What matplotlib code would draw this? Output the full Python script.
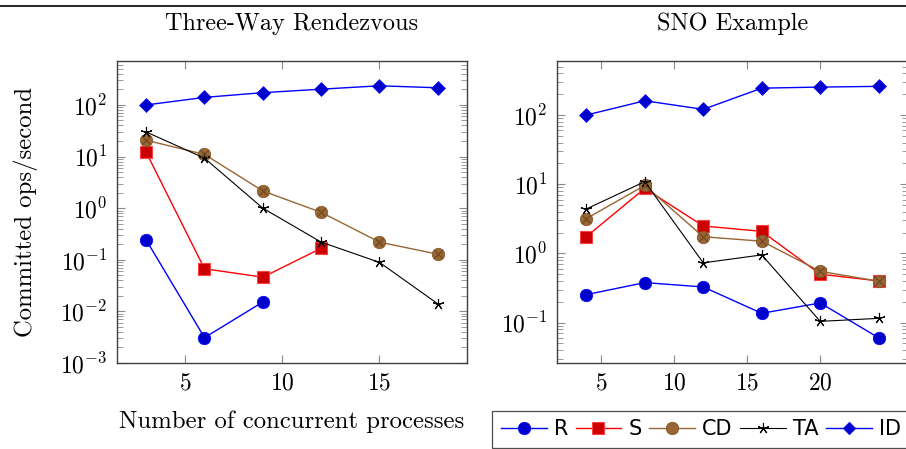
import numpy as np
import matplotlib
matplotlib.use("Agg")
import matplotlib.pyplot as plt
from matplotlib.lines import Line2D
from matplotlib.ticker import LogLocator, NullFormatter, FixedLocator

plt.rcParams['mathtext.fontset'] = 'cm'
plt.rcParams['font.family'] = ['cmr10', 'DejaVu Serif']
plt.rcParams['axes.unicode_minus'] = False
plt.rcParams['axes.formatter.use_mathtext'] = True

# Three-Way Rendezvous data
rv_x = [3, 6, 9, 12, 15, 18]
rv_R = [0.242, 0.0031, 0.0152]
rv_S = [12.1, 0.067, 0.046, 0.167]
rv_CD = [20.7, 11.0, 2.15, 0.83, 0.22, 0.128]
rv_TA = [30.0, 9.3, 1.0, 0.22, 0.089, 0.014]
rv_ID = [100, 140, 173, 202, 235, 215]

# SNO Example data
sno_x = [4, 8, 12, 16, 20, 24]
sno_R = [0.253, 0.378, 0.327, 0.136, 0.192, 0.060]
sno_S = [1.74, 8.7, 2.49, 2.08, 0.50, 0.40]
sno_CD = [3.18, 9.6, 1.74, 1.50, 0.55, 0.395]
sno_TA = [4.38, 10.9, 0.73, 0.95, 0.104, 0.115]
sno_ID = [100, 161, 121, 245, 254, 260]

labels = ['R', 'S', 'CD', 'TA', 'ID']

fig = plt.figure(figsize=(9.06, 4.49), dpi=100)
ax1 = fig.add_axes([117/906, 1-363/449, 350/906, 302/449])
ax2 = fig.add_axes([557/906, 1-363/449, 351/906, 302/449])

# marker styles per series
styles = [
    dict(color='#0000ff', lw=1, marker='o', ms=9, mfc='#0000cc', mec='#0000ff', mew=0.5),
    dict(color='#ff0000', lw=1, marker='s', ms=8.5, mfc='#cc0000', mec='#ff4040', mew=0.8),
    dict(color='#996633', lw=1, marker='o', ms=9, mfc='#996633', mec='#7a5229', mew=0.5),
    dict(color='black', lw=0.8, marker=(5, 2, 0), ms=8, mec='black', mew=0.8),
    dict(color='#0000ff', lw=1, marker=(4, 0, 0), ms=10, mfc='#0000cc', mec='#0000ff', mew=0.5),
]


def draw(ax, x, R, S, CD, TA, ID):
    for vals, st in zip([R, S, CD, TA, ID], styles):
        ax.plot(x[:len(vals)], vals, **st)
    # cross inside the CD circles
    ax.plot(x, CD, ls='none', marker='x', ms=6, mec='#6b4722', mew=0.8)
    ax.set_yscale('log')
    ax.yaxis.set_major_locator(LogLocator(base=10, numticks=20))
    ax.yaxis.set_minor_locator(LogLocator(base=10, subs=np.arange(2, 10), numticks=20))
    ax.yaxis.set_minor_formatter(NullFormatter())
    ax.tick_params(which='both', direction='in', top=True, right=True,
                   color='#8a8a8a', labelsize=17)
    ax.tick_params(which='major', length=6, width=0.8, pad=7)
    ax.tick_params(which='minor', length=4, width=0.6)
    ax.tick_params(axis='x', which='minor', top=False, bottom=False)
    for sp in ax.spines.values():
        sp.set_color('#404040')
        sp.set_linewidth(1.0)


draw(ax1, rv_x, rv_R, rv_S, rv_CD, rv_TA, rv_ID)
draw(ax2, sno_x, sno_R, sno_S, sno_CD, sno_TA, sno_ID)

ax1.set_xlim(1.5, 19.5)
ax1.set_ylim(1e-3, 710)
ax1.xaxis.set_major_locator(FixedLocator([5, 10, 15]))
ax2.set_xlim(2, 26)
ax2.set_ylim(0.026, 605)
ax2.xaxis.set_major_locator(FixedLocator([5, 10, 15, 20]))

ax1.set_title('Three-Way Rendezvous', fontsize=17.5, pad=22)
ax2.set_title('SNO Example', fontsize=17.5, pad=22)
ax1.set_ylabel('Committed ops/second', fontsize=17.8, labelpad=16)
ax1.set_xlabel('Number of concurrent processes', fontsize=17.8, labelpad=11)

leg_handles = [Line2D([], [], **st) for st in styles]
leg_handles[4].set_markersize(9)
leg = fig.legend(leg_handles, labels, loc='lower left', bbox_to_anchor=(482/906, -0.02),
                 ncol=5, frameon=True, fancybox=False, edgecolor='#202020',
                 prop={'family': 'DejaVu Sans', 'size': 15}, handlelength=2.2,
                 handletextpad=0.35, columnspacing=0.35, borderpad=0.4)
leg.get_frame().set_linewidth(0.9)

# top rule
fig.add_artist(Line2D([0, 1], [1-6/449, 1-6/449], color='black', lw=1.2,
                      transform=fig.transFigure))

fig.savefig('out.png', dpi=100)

────────────────

Objective:
All of the lines above should be printed exactly, minus the pictures.

Response to the task:
What matplotlib code would draw this? Output the full Python script.
import numpy as np
import matplotlib
matplotlib.use("Agg")
import matplotlib.pyplot as plt
from matplotlib.lines import Line2D
from matplotlib.ticker import LogLocator, NullFormatter, FixedLocator

plt.rcParams['mathtext.fontset'] = 'cm'
plt.rcParams['font.family'] = ['cmr10', 'DejaVu Serif']
plt.rcParams['axes.unicode_minus'] = False
plt.rcParams['axes.formatter.use_mathtext'] = True

# Three-Way Rendezvous data
rv_x = [3, 6, 9, 12, 15, 18]
rv_R = [0.242, 0.0031, 0.0152]
rv_S = [12.1, 0.067, 0.046, 0.167]
rv_CD = [20.7, 11.0, 2.15, 0.83, 0.22, 0.128]
rv_TA = [30.0, 9.3, 1.0, 0.22, 0.089, 0.014]
rv_ID = [100, 140, 173, 202, 235, 215]

# SNO Example data
sno_x = [4, 8, 12, 16, 20, 24]
sno_R = [0.253, 0.378, 0.327, 0.136, 0.192, 0.060]
sno_S = [1.74, 8.7, 2.49, 2.08, 0.50, 0.40]
sno_CD = [3.18, 9.6, 1.74, 1.50, 0.55, 0.395]
sno_TA = [4.38, 10.9, 0.73, 0.95, 0.104, 0.115]
sno_ID = [100, 161, 121, 245, 254, 260]

labels = ['R', 'S', 'CD', 'TA', 'ID']

fig = plt.figure(figsize=(9.06, 4.49), dpi=100)
ax1 = fig.add_axes([117/906, 1-363/449, 350/906, 302/449])
ax2 = fig.add_axes([557/906, 1-363/449, 351/906, 302/449])

# marker styles per series
styles = [
    dict(color='#0000ff', lw=1, marker='o', ms=9, mfc='#0000cc', mec='#0000ff', mew=0.5),
    dict(color='#ff0000', lw=1, marker='s', ms=8.5, mfc='#cc0000', mec='#ff4040', mew=0.8),
    dict(color='#996633', lw=1, marker='o', ms=9, mfc='#996633', mec='#7a5229', mew=0.5),
    dict(color='black', lw=0.8, marker=(5, 2, 0), ms=8, mec='black', mew=0.8),
    dict(color='#0000ff', lw=1, marker=(4, 0, 0), ms=10, mfc='#0000cc', mec='#0000ff', mew=0.5),
]


def draw(ax, x, R, S, CD, TA, ID):
    for vals, st in zip([R, S, CD, TA, ID], styles):
        ax.plot(x[:len(vals)], vals, **st)
    # cross inside the CD circles
    ax.plot(x, CD, ls='none', marker='x', ms=6, mec='#6b4722', mew=0.8)
    ax.set_yscale('log')
    ax.yaxis.set_major_locator(LogLocator(base=10, numticks=20))
    ax.yaxis.set_minor_locator(LogLocator(base=10, subs=np.arange(2, 10), numticks=20))
    ax.yaxis.set_minor_formatter(NullFormatter())
    ax.tick_params(which='both', direction='in', top=True, right=True,
                   color='#8a8a8a', labelsize=17)
    ax.tick_params(which='major', length=6, width=0.8, pad=7)
    ax.tick_params(which='minor', length=4, width=0.6)
    ax.tick_params(axis='x', which='minor', top=False, bottom=False)
    for sp in ax.spines.values():
        sp.set_color('#404040')
        sp.set_linewidth(1.0)


draw(ax1, rv_x, rv_R, rv_S, rv_CD, rv_TA, rv_ID)
draw(ax2, sno_x, sno_R, sno_S, sno_CD, sno_TA, sno_ID)

ax1.set_xlim(1.5, 19.5)
ax1.set_ylim(1e-3, 710)
ax1.xaxis.set_major_locator(FixedLocator([5, 10, 15]))
ax2.set_xlim(2, 26)
ax2.set_ylim(0.026, 605)
ax2.xaxis.set_major_locator(FixedLocator([5, 10, 15, 20]))

ax1.set_title('Three-Way Rendezvous', fontsize=17.5, pad=22)
ax2.set_title('SNO Example', fontsize=17.5, pad=22)
ax1.set_ylabel('Committed ops/second', fontsize=17.8, labelpad=16)
ax1.set_xlabel('Number of concurrent processes', fontsize=17.8, labelpad=11)

leg_handles = [Line2D([], [], **st) for st in styles]
leg_handles[4].set_markersize(9)
leg = fig.legend(leg_handles, labels, loc='lower left', bbox_to_anchor=(482/906, -0.02),
                 ncol=5, frameon=True, fancybox=False, edgecolor='#202020',
                 prop={'family': 'DejaVu Sans', 'size': 15}, handlelength=2.2,
                 handletextpad=0.35, columnspacing=0.35, borderpad=0.4)
leg.get_frame().set_linewidth(0.9)

# top rule
fig.add_artist(Line2D([0, 1], [1-6/449, 1-6/449], color='black', lw=1.2,
                      transform=fig.transFigure))

fig.savefig('out.png', dpi=100)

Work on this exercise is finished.